И, по-видимому, в России инстинктивно это чувствуют, публика спешит раскупать билеты на оперные и балетные спектакли, оперные театры полны… если там идут классические вещи – Римского-Корсакова, Чайковского, Мусоргского. Попытка построить оперу и балет на новом материале – заранее обречены на неудачу. За постройку тракторов, за добывание химического удобрения – можно взяться с величайшим энтузиазмом; но если арию об удобрении запоет даже
Шаляпин – это вместо энтузиазма неминуемо даст только комический эффект.
Насквозь искусственные, условные жанры лирической оперы и балета в прежнем своем виде доживают последние дни: их съедает азотная кислота иронии, которой становится все больше в крови у современного зрителя. Впрочем, разрушительной силой азотной кислоты техника уже давно научилась пользоваться для положительных целей – и этим методом пробуют пользоваться наиболее догадливые композиторы, чтобы спасти оперу и балет: движущей силой они берут иронию – и тем обезоруживают зрителя («Три апельсина» Прокофьева, оперы Кшенека).
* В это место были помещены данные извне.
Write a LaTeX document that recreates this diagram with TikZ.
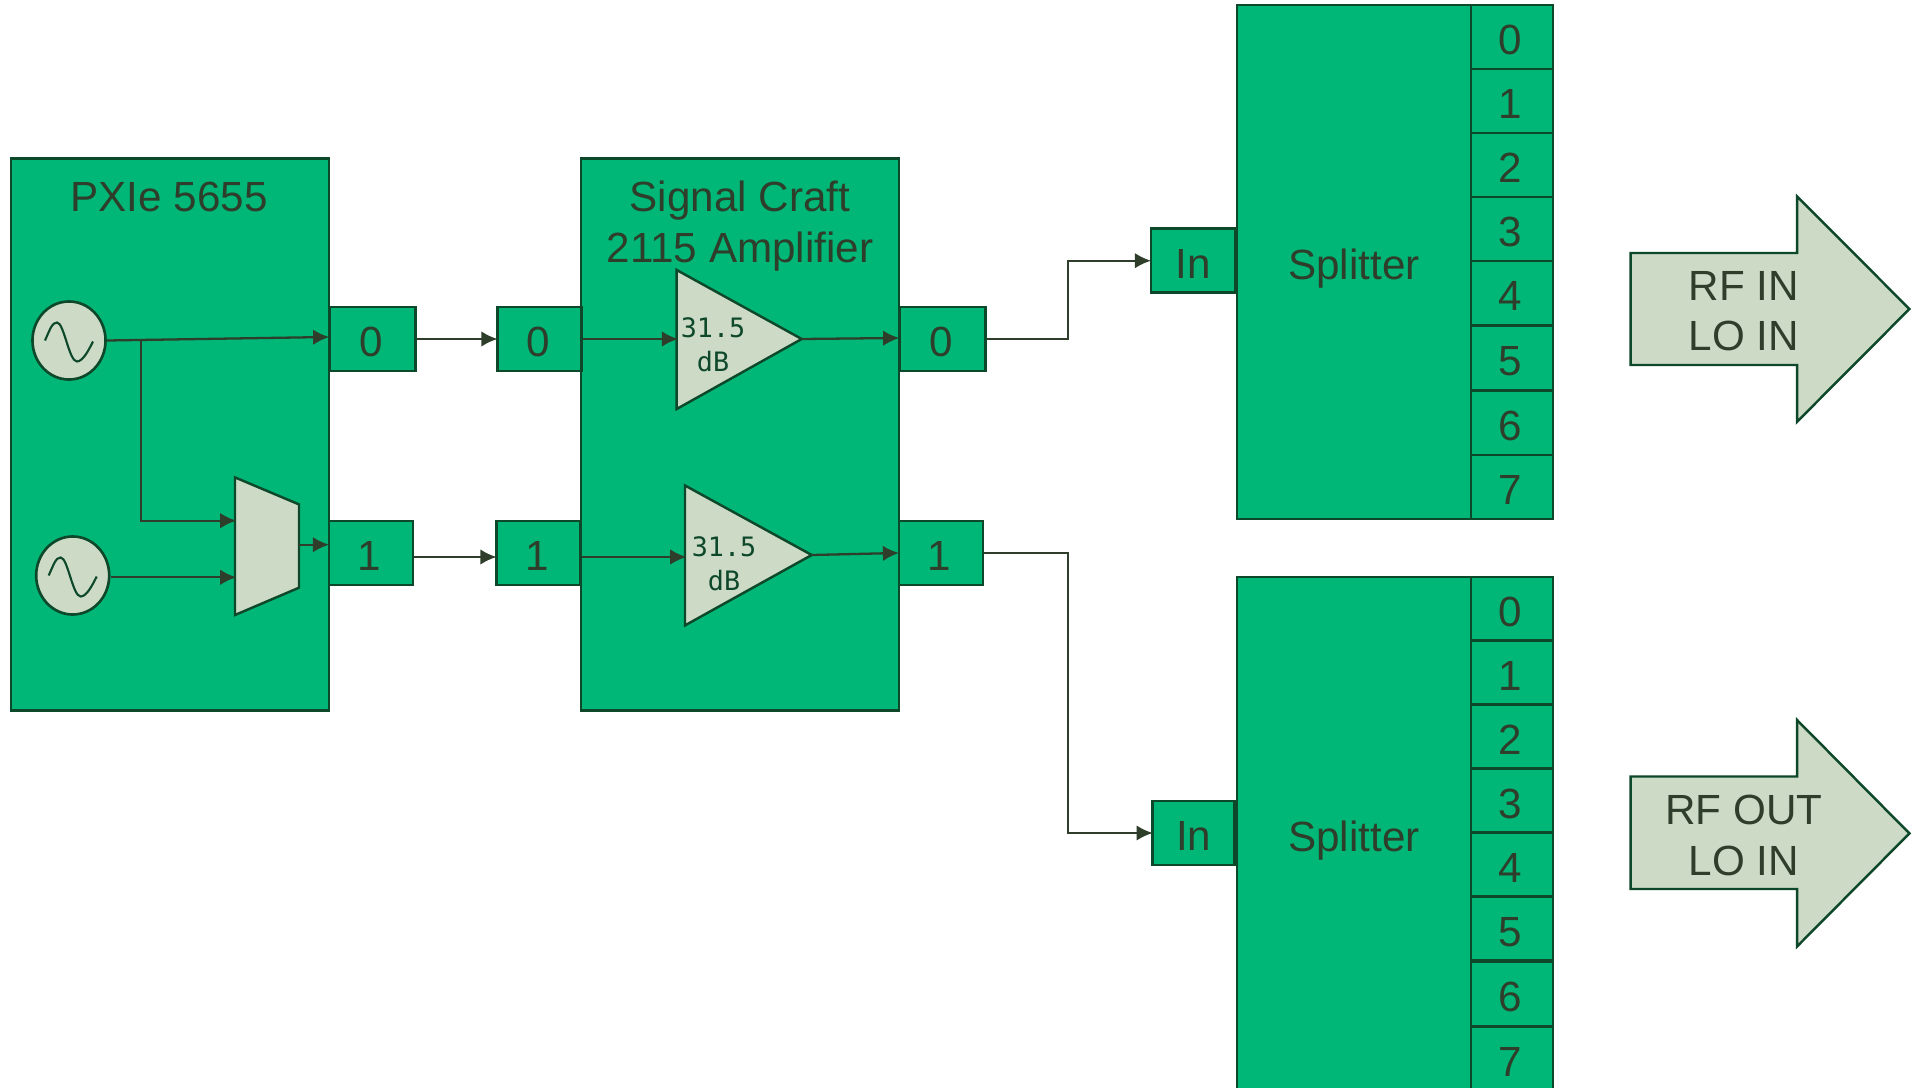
\documentclass[tikz,border=0pt]{standalone}
\usepackage{fontspec}
\setmainfont{Liberation Sans}
\newfontfamily\gainfont{DejaVu Sans Mono}
\usepackage{tikz}
\usetikzlibrary{arrows.meta,shapes.geometric}
\definecolor{blockgreen}{RGB}{0,183,120}
\definecolor{linegreen}{RGB}{14,72,42}
\definecolor{palegreen}{RGB}{204,218,198}
\definecolor{inkgreen}{RGB}{46,62,42}
\tikzstyle{block}=[draw=linegreen,fill=blockgreen,line width=.75pt,text=inkgreen,inner sep=0pt,font=\fontsize{12}{14.3}\selectfont,text height=10.2pt,text depth=0pt]
\tikzstyle{inport}=[block,minimum height=.64cm]
\tikzstyle{port}=[inport,minimum width=.84cm,execute at begin node=\hspace*{-1pt}]
\tikzstyle{rowport}=[port,minimum width=.82cm]
\tikzstyle{osc}=[ellipse,draw=linegreen,fill=palegreen,line width=.75pt,minimum width=.73cm,minimum height=.78cm,inner sep=0pt]
\tikzstyle{pale}=[draw=linegreen,fill=palegreen,line width=.7pt]
\tikzstyle{title}=[text=inkgreen,inner sep=0pt,align=center,font=\fontsize{12}{14.3}\selectfont]
\tikzstyle{gain}=[text=linegreen,inner sep=0pt,align=center,font=\gainfont\fontsize{7.6}{9.8}\selectfont]
\tikzstyle{edge}=[draw=inkgreen,line width=.65pt,shorten >=-.4pt,-{Latex[length=4.6pt,width=4.4pt]}]
\tikzstyle{wave}=[draw=linegreen,line width=.6pt]

\begin{document}
\begin{tikzpicture}[x=0.01cm,y=-0.01cm]
      \useasboundingbox (0,0) rectangle (1921,1088);
      % signal generator
      \node[block,minimum width=3.18cm,minimum height=5.515cm] (pxie) at (170,434.7) {};
      \node[title] (pxietitle) at (169,197) {PXIe 5655};
      \node[port,minimum width=.865cm] (pxiezero) at (372.5,339) {0};
      \node[port] (pxieone) at (371,553) {1};
      \node[osc] (osca) at (69,340.5) {};
      \node[osc] (oscb) at (72.7,575.5) {};
      \draw[wave,shift={(osca.center)}] (-24,0) .. controls (-19,-11) and (-17,-18) .. (-12,-18) .. controls (-5,-18) and (0,21) .. (8,21) .. controls (14,21) and (20,9) .. (24,1);
      \draw[wave,shift={(oscb.center)}] (-24,0) .. controls (-19,-11) and (-17,-18) .. (-12,-18) .. controls (-5,-18) and (0,21) .. (8,21) .. controls (14,21) and (20,9) .. (24,1);
      \coordinate (muxtop) at (235,520.7);
      \coordinate (muxlow) at (235,577.3);
      \coordinate (muxout) at (299,544.7);
      \coordinate (branch) at (141,340.3);
      \draw[pale] (235,477.4) -- (299,504.4) -- (299,587.7) -- (235,615) -- cycle;
      % amplifier
      \node[block,minimum width=3.18cm,minimum height=5.515cm] (amp) at (740,434.7) {};
      \node[title] (amptitle) at (740,226) {Signal Craft\\2115 Amplifier};
      \node[port] (ampinzero) at (539.5,339) {0};
      \node[port] (ampinone) at (538.5,553) {1};
      \node[port,minimum width=.865cm] (ampoutzero) at (942.5,339) {0};
      \node[port] (ampoutone) at (941,553) {1};
      \coordinate (trianglea) at (676.7,339);
      \coordinate (tipa) at (801.7,339);
      \coordinate (triangleb) at (685,557);
      \coordinate (tipb) at (811.7,555);
      \coordinate (linkone) at (455,557);
      \draw[pale] (676.7,270) -- (tipa) -- (676.7,409) -- cycle;
      \draw[pale] (685,485.5) -- (tipb) -- (685,625.4) -- cycle;
      \node[gain] (gaina) at (713,345) {31.5\\dB};
      \node[gain] (gainb) at (724,564) {31.5\\dB};
      % first splitter
      \node[block,minimum width=2.34cm,minimum height=5.14cm] (splita) at (1354,262) {Splitter};
      \node[inport,minimum width=.84cm] (inputa) at (1193,260.7) {In};
      \node[rowport] (splitazero) at (1512,37) {0};
      \node[rowport] (splitaone) at (1512,101) {1};
      \node[rowport] (splitatwo) at (1512,165) {2};
      \node[rowport] (splitathree) at (1512,229) {3};
      \node[rowport] (splitafour) at (1512,293) {4};
      \node[rowport] (splitafive) at (1512,358) {5};
      \node[rowport] (splitasix) at (1512,423) {6};
      \node[rowport] (splitaseven) at (1512,487) {7};
      % second splitter
      \node[block,minimum width=2.34cm,minimum height=5.14cm] (splitb) at (1354,834) {Splitter};
      \node[inport,minimum width=.82cm] (inputb) at (1193.7,833) {In};
      \node[rowport] (splitbzero) at (1512,608.9) {0};
      \node[rowport] (splitbone) at (1512,672.8) {1};
      \node[rowport] (splitbtwo) at (1512,736.8) {2};
      \node[rowport] (splitbthree) at (1512,800.4) {3};
      \node[rowport] (splitbfour) at (1512,864.4) {4};
      \node[rowport] (splitbfive) at (1512,928.7) {5};
      \node[rowport] (splitbsix) at (1512,993.9) {6};
      \node[rowport] (splitbseven) at (1512,1059) {7};
      % block arrows
      \draw[pale] (1630.5,253) -- (1797,253) -- (1797,196.3) -- (1909.4,309) -- (1797,421.8) -- (1797,365) -- (1630.5,365) -- cycle;
      \draw[pale] (1630.5,776.5) -- (1797,776.5) -- (1797,720) -- (1909.4,833.4) -- (1797,946.5) -- (1797,889) -- (1630.5,889) -- cycle;
      \node[title] (rfin) at (1744,311.5) {RF IN\\LO IN};
      \node[title] (rfout) at (1744,835.5) {RF OUT\\LO IN};
      % connections
      \coordinate (benda) at (1068,339);
      \coordinate (bendb) at (1068,553);
      \draw[edge] (osca.east) to ([yshift=.02cm]pxiezero.west);
      \draw[edge] (branch) |- (muxtop);
      \draw[edge] (oscb.east |- muxlow) to (muxlow);
      \draw[edge] (muxout) to (pxieone.west |- muxout);
      \draw[edge] (pxiezero.east) to (ampinzero.west);
      \draw[edge] (pxieone.east |- linkone) to (ampinone.west |- linkone);
      \draw[edge] (ampinzero.east) to (trianglea);
      \draw[edge] (ampinone.east |- linkone) to (triangleb);
      \draw[edge] (tipa) to ([yshift=.01cm]ampoutzero.west);
      \draw[edge] (tipb) to (ampoutone.west);
      \draw[edge] (ampoutzero.east) -- (benda) |- (inputa.west);
      \draw[edge] (ampoutone.east) -- (bendb) |- (inputb.west);
    \end{tikzpicture}
\end{document}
Но лирического пафоса былой оперы это не спасет, она разлагается на наших глазах на составные элементы музыки и слова (музыки и танца – в балете), соединявшиеся на сцене искусственным, механическим путем. В театр будущего эти элементы войдут в чистом виде, они дадут там прочное, неразложимое соединение в синтетическом спектакле, о создании которого уже думают лучшие театральные умы. Первые опыты – и несомненно успешные – в этом направлении уже делаются: большая часть драматических спектаклей в новом русском театре сопровождается музыкальным аккомпанементом. Действию, слову – музыка в этом случае не мешает (как в опере): она образует только нужный фон, она создает для спектакля музыкальные декорации. И именно этим декорациям – принадлежит будущее.
Этот essey был бы не полон, если бы я не сказал ничего о самом жестоком враге театра – о звуковом кино, в котором многие видят театр будущего. И как будто бы – они правы: сейчас зритель голосует за звуковое кино, опуская в киноурну франки и шиллинги. Франко-шиллинговые аргументы слишком сильны, чтобы не победить. Какой, в самом деле, смысл зрителю идти на «Дон-Кихота» с Шаляпиным в театре, когда почти то же он может увидеть и услышать в звуковом кино, заплативши втрое дешевле?
К счастью, решающим моментом в искусстве – и в театре в том числе – является именно это «почти». К счастью, эти монетные аргументы имеют силу только для нашей сумеречной эпохи кризиса, но не для будущего, когда развитие искусства будет определяться другими мотивами. Звуковое кино – это тоже только «хлеб военного времени». Как только настоящий хлеб станет доступен для всех, Ersatz-Theatre звукового кино – займет свое настоящее место в той области, где он действительно может быть полезен: в педагогике – рядом с учебником и классной доской.